The law does not apply to general elections, like the one Dec. 12, but only to primary runoffs.

Merrill said it was inaccurate to describe the steps he’s taken as a “gotcha” approach. He said he wasn’t talking about people who broke the law unintentionally or because of a mistake made by a poll worker.

As to Marshall’s point that election officials should have done all they could to educate voters about the new law and put the procedures in place to implement it, Merrill said he’s confident that happened…

Sen. Tom Whatley, R-Auburn, who sponsored the crossover ban bill, said he supports Merrill’s approach.

“I would just tell you that I’m glad we got that bill passed and it is, as Secretary Merrill is showing you, it is protecting the integrity of our election system which is at the core, one of the chief values of our society,” Whatley said. “And as to the prosecution, I’m glad he’s turning those over and that will be an individual decision on the local district attorneys and the attorney general on how to proceed with those cases.
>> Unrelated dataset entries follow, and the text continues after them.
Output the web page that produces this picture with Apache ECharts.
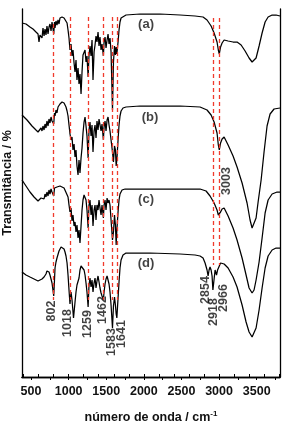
<!DOCTYPE html>
<html><head><meta charset="utf-8">
<script src="https://cdn.jsdelivr.net/npm/echarts@6/dist/echarts.min.js"></script>
<style>html,body{margin:0;padding:0;background:#fff}#c{width:291px;height:426px}</style>
</head><body><div id="c"></div>
<script>
// x: wavenumber (cm-1); y: transmittance (arbitrary offset units)
const aWn=[380,433,486,526,566,593,606,619,633,646,659,673,686,699,712,726,739,752,766,779,802,812,819,832,845,859,872,885,912,925,939,952,965,979,992,1005,1018,1032,1045,1058,1072,1085,1098,1111,1125,1138,1151,1165,1178,1191,1205,1218,1231,1244,1259,1271,1284,1298,1311,1324,1338,1351,1364,1377,1391,1404,1417,1431,1444,1462,1471,1484,1497,1511,1524,1537,1550,1564,1583,1596,1610,1622,1632,1641,1657,1670,1683,1697,1723,1763,1949,2215,2481,2681,2787,2840,2894,2934,2973,2990,3003,3020,3040,3067,3120,3186,3239,3293,3346,3399,3439,3465,3492,3532,3572,3612,3652,3705,3758,3810];
const aT=[354,353,350,348,345,343,335,342,344,339,349,341,348,342,351,343,350,353,346,355,343,355,349,356,352,357,353,359,360,358,359,357,358,354,347,339,327,333,321,327,314,305,317,297,309,293,303,283,305,322,324,327,315,321,300,322,331,321,337,297,325,332,341,335,345,331,340,327,333,321,335,340,329,337,343,333,339,325,267,315,331,322,330,323,335,347,355,359,361,362,363,363,362,361,360,357,351,344,335,327,323,330,334,337,336,335,335,332,326,319,315,315,319,331,344,355,360,362,362,361];

const bWn=[380,447,513,566,593,619,633,646,659,673,686,699,712,726,739,752,766,779,802,812,819,832,845,859,885,912,939,965,979,992,1005,1018,1032,1045,1058,1072,1085,1098,1111,1125,1138,1151,1165,1178,1191,1205,1218,1231,1244,1259,1271,1284,1298,1311,1324,1338,1351,1364,1377,1391,1404,1417,1431,1444,1462,1471,1484,1497,1511,1524,1537,1550,1564,1583,1596,1610,1622,1632,1641,1657,1670,1683,1697,1723,1763,1949,2215,2481,2747,2840,2894,2934,2973,2990,3003,3020,3040,3067,3120,3186,3239,3306,3372,3412,3439,3465,3492,3519,3559,3598,3638,3678,3731,3810];
const bT=[262,257,251,247,245,244,249,246,251,247,253,249,256,251,258,254,260,256,253,264,261,267,264,270,273,275,274,270,266,261,252,243,237,240,227,233,220,227,211,202,217,204,219,229,244,255,260,251,241,219,247,255,241,252,225,246,252,239,256,247,258,259,246,253,237,250,256,246,257,260,252,246,237,225,215,231,227,211,217,237,252,261,266,269,270,271,271,271,270,267,262,255,244,232,227,234,238,240,232,221,210,194,174,157,149,151,159,175,197,225,251,263,268,269];

const cWn=[380,433,486,540,593,619,633,646,659,673,686,699,712,726,739,752,766,779,802,812,819,845,885,912,939,965,992,1005,1018,1032,1045,1058,1072,1085,1098,1111,1125,1138,1151,1165,1178,1191,1205,1218,1231,1244,1259,1271,1284,1298,1311,1324,1338,1351,1364,1377,1391,1404,1417,1431,1444,1462,1471,1484,1497,1511,1524,1537,1550,1564,1583,1596,1610,1622,1632,1641,1657,1670,1683,1710,1750,2082,2481,2747,2827,2880,2934,2973,2990,3003,3020,3040,3067,3120,3186,3239,3306,3359,3399,3439,3465,3492,3532,3572,3612,3652,3705,3771,3810];
const cT=[197,191,185,180,176,175,179,177,181,178,183,180,185,181,187,183,188,185,181,189,187,190,191,190,189,187,180,172,165,169,156,162,151,155,145,152,139,147,134,151,167,177,182,184,177,167,149,172,177,162,172,151,167,172,157,172,167,177,169,162,172,159,172,177,167,179,174,177,172,157,137,145,162,152,132,147,165,177,183,187,188,188,188,188,186,181,174,167,162,160,165,168,169,161,149,137,119,102,89,84,87,97,115,139,164,177,183,185,185];

const dWn=[380,433,486,540,593,619,646,673,699,712,726,739,752,766,779,802,812,819,832,845,859,872,885,899,912,925,939,952,965,979,992,1005,1018,1032,1045,1065,1085,1098,1111,1125,1138,1151,1165,1178,1191,1205,1218,1231,1244,1259,1271,1284,1298,1311,1324,1338,1351,1364,1377,1391,1404,1417,1431,1444,1462,1471,1484,1497,1511,1524,1537,1550,1564,1583,1596,1610,1622,1632,1641,1657,1670,1683,1697,1723,1763,2082,2481,2681,2747,2787,2814,2840,2854,2867,2880,2894,2907,2918,2934,2947,2960,2966,2980,3003,3020,3040,3067,3120,3186,3239,3306,3359,3399,3439,3465,3492,3532,3572,3612,3652,3705,3758,3810];
const dT=[105,102,100,98,96,96,98,100,103,106,107,105,102,98,94,81,97,109,115,119,121,126,128,130,131,130,128,125,121,114,102,87,73,85,77,59,75,85,92,94,99,107,111,113,112,107,102,94,85,70,92,99,90,97,85,94,99,89,96,101,95,89,84,81,77,85,93,98,101,99,93,85,72,49,71,80,72,63,59,79,95,109,117,122,124,124,123,122,121,119,114,107,101,107,110,107,101,87,98,107,105,102,107,111,114,115,113,109,100,90,72,55,45,40,42,49,67,89,109,121,127,129,129];

// axis ticks / labels
const xLabelValues=[500,1000,1500,2000,2500,3000,3500];
const xTickValues=[500,750,1000,1250,1500,1750,2000,2250,2500,2750,3000,3250,3500,3750];
const xTopTickValues=[400,600,800,1000,1200,1400,1600,1800,2000,2200,2400,2600,2800,3000,3200,3400,3600,3800];

// dashed reference lines: wavenumber, top, bottom (transmittance units)
const refWn=[802,1018,1259,1462,1583,1641,2918,3003];
const refTop=[360,360,360,360,360,360,359,359];
const refBottom=[77,77,77,77,77,77,112,112];

// peak annotations (text, wavenumber, transmittance of label centre)
const peakText=['802','1018','1259','1462','1583','1641','2854','2918','2966','3003'];
const peakWn=[779,992,1258,1457,1577,1697,2814,2920,3053,3106];
const peakT=[66,54,53,67,35,43,87,65,79,196];

// trace tags
const tagText=['(a)','(b)','(c)','(d)'];
const tagWn=[2029,2082,2029,2029];
const tagT=[353,260,178,114];

const zip=(x,y)=>x.map((v,i)=>[v,y[i]]);
const FONT='Liberation Sans, Arial, Helvetica, sans-serif';
const chart=echarts.init(document.getElementById('c'),null,{renderer:'canvas'});
const lineS=(x,y)=>({type:'line',data:zip(x,y),showSymbol:false,symbol:'none',lineStyle:{color:'#000',width:1.25},silent:true,animation:false,z:3});
chart.setOption({
  animation:false,
  grid:{left:22,right:11,top:9,bottom:49,containLabel:false,outerBoundsMode:'none'},
  xAxis:[
    {type:'value',min:380,max:3810,position:'bottom',
     axisLine:{show:true,lineStyle:{color:'#000',width:1.3}},
     axisTick:{show:true,customValues:xTickValues,length:3,lineStyle:{color:'#000',width:1}},
     axisLabel:{show:true,customValues:xLabelValues,formatter:v=>String(v),color:'#111',fontFamily:FONT,fontWeight:'bold',fontSize:12.5,margin:8},
     splitLine:{show:false},
     name:'{a|número de onda / cm}{s|-1}',nameLocation:'middle',nameGap:33,
     nameTextStyle:{rich:{a:{fontFamily:FONT,fontWeight:'bold',fontSize:12.5,color:'#111'},s:{fontFamily:FONT,fontWeight:'bold',fontSize:8,color:'#111',padding:[0,0,7,0]}}}},
    {type:'value',min:380,max:3810,position:'top',
     axisLine:{show:true,lineStyle:{color:'#000',width:1.3}},
     axisTick:{show:true,customValues:xTopTickValues,length:3,lineStyle:{color:'#000',width:1}},
     axisLabel:{show:false},splitLine:{show:false}}
  ],
  yAxis:[
    {type:'value',min:0,max:368,position:'left',
     axisLine:{show:true,lineStyle:{color:'#000',width:1.3}},
     axisTick:{show:false},axisLabel:{show:false},splitLine:{show:false},
     name:'Transmitância / %',nameLocation:'middle',nameGap:8,nameRotate:90,
     nameTextStyle:{fontFamily:FONT,fontWeight:'bold',fontSize:12.5,color:'#111',padding:[0,0,0,20]}},
    {type:'value',min:0,max:368,position:'right',
     axisLine:{show:true,lineStyle:{color:'#000',width:1.3}},
     axisTick:{show:false},axisLabel:{show:false},splitLine:{show:false}}
  ],
  series:[
    {type:'line',data:[],silent:true,z:2,
     markLine:{silent:true,symbol:['none','none'],label:{show:false},
       lineStyle:{color:'#f03a2c',type:[4,3],width:1.3,opacity:1},
       emphasis:{disabled:true},
       data:refWn.map((w,i)=>[{coord:[w,refTop[i]]},{coord:[w,refBottom[i]]}])}},
    lineS(aWn,aT),lineS(bWn,bT),lineS(cWn,cT),lineS(dWn,dT),
    {type:'scatter',symbolSize:0,silent:true,z:5,
     data:peakText.map((t,i)=>({value:[peakWn[i],peakT[i]],name:t})),
     label:{show:true,position:'inside',rotate:90,formatter:p=>p.name,color:'#111',fontFamily:FONT,fontWeight:'bold',fontSize:12.5}},
    {type:'scatter',symbolSize:0,silent:true,z:5,
     data:tagText.map((t,i)=>({value:[tagWn[i],tagT[i]],name:t})),
     label:{show:true,position:'inside',formatter:p=>p.name,color:'#111',fontFamily:FONT,fontWeight:'bold',fontSize:13}}
  ]
});
</script></body></html>
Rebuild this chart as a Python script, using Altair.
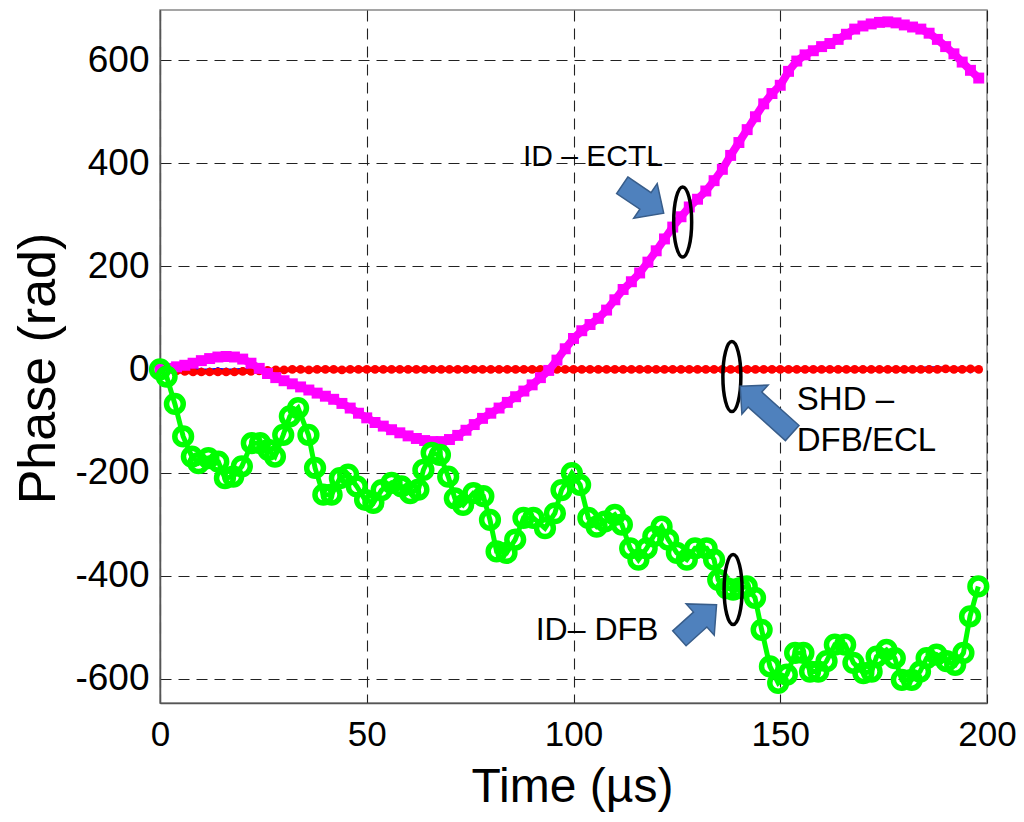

I will admit to a healthy dose of skepticism about calling this an “election integrity” issue; presumably, each of the voters here was eligible to vote and properly registered. The underlying policy here is the protecting the idea of party affiliation in primary and runoff elections – an issue, you may remember, that arose during the “loyalty pledge” battles in states like Virginia in 2016. I’m generally loathe to threaten people with jail time for casting a vote – and really nervous about doing so to protect the “integrity” of a political party. That said, if a state like Alabama really feels such a policy is necessary, it should make sure it is informing voters of the law and doing all it can to ensure that no one violates it, unwittingly or otherwise. You can bet that will be an issue if and when prosecutions move forward under this new law. Stay tuned …

1 Comment on "Controversy Over New Alabama Crossover Voting Law"

  1. I wonder about the constitutionality of prohibiting crossover voting. People ought to have a choice of both a repug or dem as a representative.